Whether it was Calhoun's inevitably profane pep talk or just the inevitability of order being restored after that apocalyptic first half, it all came together in the final 20 minutes. In the end, it never should have been close. Alex Oriakhi made Matt Howard irrelevant, Jeremy Lamb harassed Shelvin Mack into 4-15 shooting, Kemba Walker guided them calmly on offense, and midway through the second half, UConn had Butler beat. They were the better team.

Kembawalker_medium

But where we'll probably look back on 2011 as the year that Kemba Walker owned college basketball, there's no question we'll look back on the 2011 National Championship game as the night when every criticism of college basketball proved true. The tournament itself was great, UConn's a great story, and Kemba Walker's a great player--but GAWD that game was awful.

For instance, people that hate college hoops usually say the sappy narratives overshadow its mostly crappy games. Well, look at the way people fawned over Butler until Monday night, when they got exposed on the biggest stage possible, and even CBS' halftime show couldn't find a way to explain it all away. People say college basketball offenses are mostly just chaos. And you what's a good indication of an offense's success? Assists.

Well, Monday night's game had just 11 of 'em. Between both teams. Eleven.

There were 119 shots taken, and only 11 assists. I guess college hoops lovers might say it's not that bad considering both teams combined for just 31 made shots, but when you're alibi is, "Hey! It's not our fault that nobody made open shots!" then that's a whole other problem.

Throw in Jim Nantz's shmaltzy commentary, the stink of UConn's NCAA violations, and the general clumsiness of everyone not named Kemba Walker or Jeremy Lamb, and you start to see why some rational people might have preferred the Nuggets-Lakers game on Sunday. Even if you love college basketball, it's hard to ignore what happened Monday night.

Maybe it's a sign that the game's changed. Teams experience more turnover than ever in 2011, and programs have less and less time to forge an identity. And to win big in March, that's what a team needs. The stronger the identity, the more they all believe in the identity, the better their chances. So, when the most talented players leave after one and two years, every year, then the teams with the strongest identities won't always be the most talented.

If that sounds like an explanation fit for a kindergarten student, I'm sorry. But watching two teams stumble around in prime time on Monday night, that's how clearly this was all spelled out.
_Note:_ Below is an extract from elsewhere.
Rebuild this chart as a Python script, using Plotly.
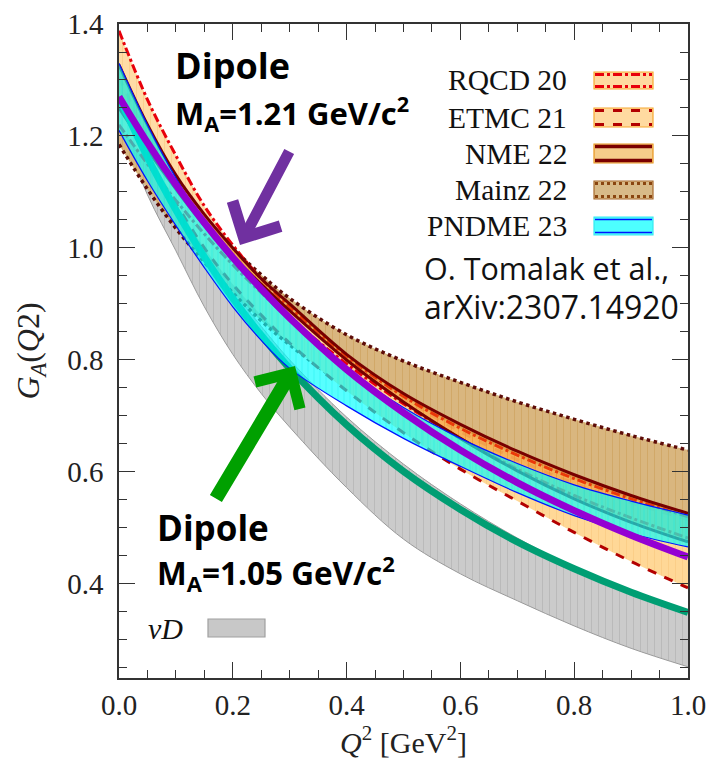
import plotly.graph_objects as go

# Q^2 grid [GeV^2]
q2 = [0.0, 0.05, 0.1, 0.15, 0.2, 0.25, 0.3, 0.4, 0.5, 0.6, 0.7, 0.8, 0.9, 1.0]

# dipole curves
dipole_121 = [1.270, 1.188, 1.113, 1.045, 0.983, 0.927, 0.875, 0.783, 0.706, 0.639, 0.581, 0.531, 0.487, 0.448]
dipole_105 = [1.270, 1.162, 1.068, 0.984, 0.910, 0.844, 0.785, 0.684, 0.601, 0.533, 0.475, 0.427, 0.385, 0.349]

# nu-deuterium band
nud_lo = [1.225, 1.095, 0.995, 0.895, 0.810, 0.740, 0.680, 0.572, 0.480, 0.418, 0.370, 0.325, 0.285, 0.252]
nud_hi = [1.275, 1.175, 1.080, 0.998, 0.925, 0.860, 0.800, 0.698, 0.614, 0.543, 0.482, 0.430, 0.386, 0.350]

# lattice QCD bands
mainz_lo = [1.185, 1.105, 1.035, 0.975, 0.920, 0.870, 0.827, 0.752, 0.690, 0.637, 0.590, 0.550, 0.515, 0.484]
mainz_hi = [1.268, 1.190, 1.120, 1.058, 1.000, 0.952, 0.910, 0.845, 0.798, 0.760, 0.725, 0.694, 0.665, 0.639]
etmc_lo = [1.255, 1.165, 1.080, 1.000, 0.935, 0.880, 0.830, 0.745, 0.670, 0.605, 0.548, 0.492, 0.440, 0.393]
etmc_hi = [1.305, 1.200, 1.115, 1.045, 0.990, 0.936, 0.890, 0.803, 0.732, 0.672, 0.622, 0.580, 0.545, 0.515]
rqcd_lo = [1.220, 1.150, 1.085, 1.025, 0.970, 0.920, 0.875, 0.793, 0.722, 0.660, 0.605, 0.558, 0.518, 0.482]
rqcd_hi = [1.388, 1.265, 1.165, 1.075, 1.005, 0.945, 0.895, 0.807, 0.735, 0.678, 0.630, 0.588, 0.552, 0.520]
nme_lo = [1.250, 1.175, 1.105, 1.040, 0.985, 0.935, 0.888, 0.800, 0.725, 0.660, 0.602, 0.552, 0.510, 0.475]
nme_hi = [1.327, 1.220, 1.130, 1.060, 1.000, 0.945, 0.900, 0.810, 0.740, 0.685, 0.637, 0.595, 0.558, 0.526]
pndme_lo = [1.210, 1.120, 1.040, 0.965, 0.895, 0.835, 0.785, 0.718, 0.660, 0.610, 0.563, 0.522, 0.490, 0.466]
pndme_hi = [1.330, 1.220, 1.125, 1.045, 0.980, 0.920, 0.870, 0.785, 0.715, 0.660, 0.615, 0.577, 0.548, 0.523]

legend_names = ["RQCD 20", "ETMC 21", "NME 22", "Mainz 22", "PNDME 23"]

SERIF = "Liberation Serif, Times New Roman, serif"
SANS = "Open Sans, Liberation Sans, Arial, sans-serif"

fig = go.Figure()


def band(lo, hi, fill, edge, dash, width, fg, size=6, solid=0.18):
    fig.add_trace(go.Scatter(x=q2, y=lo, mode="lines", line_shape="spline",
                             line=dict(color=edge, width=width, dash=dash),
                             hoverinfo="skip", showlegend=False))
    fig.add_trace(go.Scatter(x=q2, y=hi, mode="lines", line_shape="spline",
                             line=dict(color=edge, width=width, dash=dash),
                             fill="tonexty", fillcolor=fill,
                             fillpattern=dict(shape="|", size=size, solidity=solid,
                                              fgcolor=fg, bgcolor=fill),
                             hoverinfo="skip", showlegend=False))


# nu D extraction
band(nud_lo, nud_hi, "#cbcbcb", "#9a9a9a", "solid", 1.0, "#a9a9a9", size=7, solid=0.15)
# Mainz 22
band(mainz_lo, mainz_hi, "#d9b67f", "#5e0c08", "dot", 3.5, "#c99a52", size=7, solid=0.15)
# ETMC 21
band(etmc_lo, etmc_hi, "#ffd897", "#b30000", "dash", 3.0, "#f8c47a", size=7, solid=0.15)
# RQCD 20
band(rqcd_lo, rqcd_hi, "rgba(255,214,150,0.85)", "#e8000b", "dashdot", 3.0, "rgba(246,190,110,0.85)", size=7, solid=0.15)
# NME 22
band(nme_lo, nme_hi, "rgba(236,130,10,0.42)", "#780000", "solid", 3.0, "rgba(220,110,0,0.45)", size=7, solid=0.15)

# dipole with M_A = 1.05 GeV
fig.add_trace(go.Scatter(x=q2, y=dipole_105, mode="lines", line_shape="spline",
                         line=dict(color="#009e73", width=7), hoverinfo="skip", showlegend=False))

# PNDME 23
band(pndme_lo, pndme_hi, "rgba(0,255,255,0.66)", "#0014ff", "solid", 1.2, "rgba(0,225,225,0.66)", size=6, solid=0.15)

# dipole with M_A = 1.21 GeV
fig.add_trace(go.Scatter(x=q2, y=dipole_121, mode="lines", line_shape="spline",
                         line=dict(color="#9400d3", width=7), hoverinfo="skip", showlegend=False))

# plot area in pixels: x 119..688, y 24..678
def px(x):
    return (x - 119) / 569.0


def py(y):
    return (678 - y) / 654.0


shapes = []
# legend swatches
rows = [(72, 89), (108, 127), (144, 163), (181, 199), (217, 235)]
sw_fill = ["#ffdaa0", "#ffdaa0", "#f6cd8a", "#d8ba88", "#4dffff"]
sw_border = ["#f7a830", "#f7a830", "#e8961e", "#a8692c", "#38e8f0"]
sw_line = ["#e8000b", "#b30000", "#7a0000", "#8a4510", "#0014ff"]
sw_dash = ["dashdot", "dash", "solid", "dot", "solid"]
sw_w = [3, 3, 3.5, 3, 1.5]
for (y0, y1), f, b, lc, d, w in zip(rows, sw_fill, sw_border, sw_line, sw_dash, sw_w):
    shapes.append(dict(type="rect", xref="paper", yref="paper",
                       x0=px(594), x1=px(653), y0=py(y1), y1=py(y0),
                       fillcolor=f, line=dict(color=b, width=1.2)))
    for yy in (y0 + 2.5, y1 - 2.5):
        shapes.append(dict(type="line", xref="paper", yref="paper",
                           x0=px(595), x1=px(652), y0=py(yy), y1=py(yy),
                           line=dict(color=lc, width=w, dash=d)))
# nu D swatch
shapes.append(dict(type="rect", xref="paper", yref="paper",
                   x0=px(208), x1=px(265), y0=py(637), y1=py(619),
                   fillcolor="#c8c8c8", line=dict(color="#a0a0a0", width=1.2)))

annotations = []
for (y0, y1), name in zip(rows, legend_names):
    annotations.append(dict(xref="paper", yref="paper", x=px(569), y=py((y0 + y1) / 2),
                            text=name, showarrow=False, xanchor="right", yanchor="middle",
                            font=dict(family=SERIF, size=29.5, color="#111")))

annotations.append(dict(xref="paper", yref="paper", x=px(146), y=py(628),
                        text="<i>νD</i>", showarrow=False, xanchor="left", yanchor="middle",
                        font=dict(family=SERIF, size=30, color="#111")))

annotations.append(dict(xref="paper", yref="paper", x=px(422), y=py(268),
                        text="O. Tomalak et al.,", showarrow=False, xanchor="left", yanchor="middle",
                        font=dict(family=SANS, size=30.5, color="#111")))
annotations.append(dict(xref="paper", yref="paper", x=px(422), y=py(306),
                        text="arXiv:2307.14920", showarrow=False, xanchor="left", yanchor="middle",
                        font=dict(family=SANS, size=32, color="#111")))

annotations.append(dict(xref="paper", yref="paper", x=px(173), y=py(66),
                        text="<b>Dipole</b>", showarrow=False, xanchor="left", yanchor="middle",
                        font=dict(family=SANS, size=36, color="#000")))
annotations.append(dict(xref="paper", yref="paper", x=px(173), y=py(113),
                        text="<b>M<sub>A</sub>=1.21 GeV/c<sup>2</sup></b>", showarrow=False,
                        xanchor="left", yanchor="middle",
                        font=dict(family=SANS, size=31, color="#000")))
annotations.append(dict(xref="paper", yref="paper", x=px(155), y=py(527),
                        text="<b>Dipole</b>", showarrow=False, xanchor="left", yanchor="middle",
                        font=dict(family=SANS, size=35, color="#000")))
annotations.append(dict(xref="paper", yref="paper", x=px(155), y=py(573),
                        text="<b>M<sub>A</sub>=1.05 GeV/c<sup>2</sup></b>", showarrow=False,
                        xanchor="left", yanchor="middle",
                        font=dict(family=SANS, size=31.5, color="#000")))

# arrows pointing at the two dipole curves
annotations.append(dict(xref="paper", yref="paper", x=px(240), y=py(245),
                        axref="pixel", ayref="pixel", ax=50, ay=-95,
                        showarrow=True, arrowhead=4, arrowsize=0.95, arrowwidth=11,
                        arrowcolor="#7030a0", text=""))
annotations.append(dict(xref="paper", yref="paper", x=px(295), y=py(366),
                        axref="pixel", ayref="pixel", ax=-80, ay=134,
                        showarrow=True, arrowhead=4, arrowsize=0.72, arrowwidth=14,
                        arrowcolor="#00a000", text=""))

axis_common = dict(showline=True, linecolor="#333", linewidth=1.5, mirror="ticks",
                   ticks="inside", ticklen=16, tickwidth=1.3, tickcolor="#333",
                   showgrid=False, zeroline=False, tickformat=".1f", automargin=False,
                   tickfont=dict(family=SERIF, size=29, color="#222"),
                   minor=dict(ticks="inside", ticklen=8, tickwidth=1.2, tickcolor="#333",
                              dtick=0.05, showgrid=False))

fig.update_xaxes(range=[0, 1.0], dtick=0.2, tick0=0,
                 title=dict(text="<i>Q</i><sup>2</sup> [GeV<sup>2</sup>]",
                            font=dict(family=SERIF, size=30, color="#222"), standoff=12),
                 **axis_common)
fig.update_yaxes(range=[0.232, 1.4], dtick=0.2, tick0=0, ticklabelstandoff=8,
                 title=dict(text="<i>G<sub>A</sub></i>(<i>Q</i>2)",
                            font=dict(family=SERIF, size=32, color="#222"), standoff=18),
                 **axis_common)

fig.update_layout(width=708, height=761,
                  margin=dict(l=119, r=20, t=24, b=83),
                  paper_bgcolor="white", plot_bgcolor="white",
                  shapes=shapes, annotations=annotations, showlegend=False)

fig.write_html("out.html")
It's why Butler wound up in the title game in the first place. They lacked the talent, but they had a clear-cut identity. A gameplan they all bought into, and one they executed flawlessly. And even if that gameplan was just, "play defense, slow the game down, and hope we somehow hit enough shots to win," the Butler foundation turned out to be more solid than anyone else in the country. Except for UConn.

As for the Huskies... It may be a sign of the times, and it may not have been pretty, but UConn had a gameplan and stuck to it. Kemba was the star, Jeremy Lamb was the sidekick, and everyone else reveled in the dirty work. In the end, that was enough to win it all.

Is that enough to make you forget how they won it?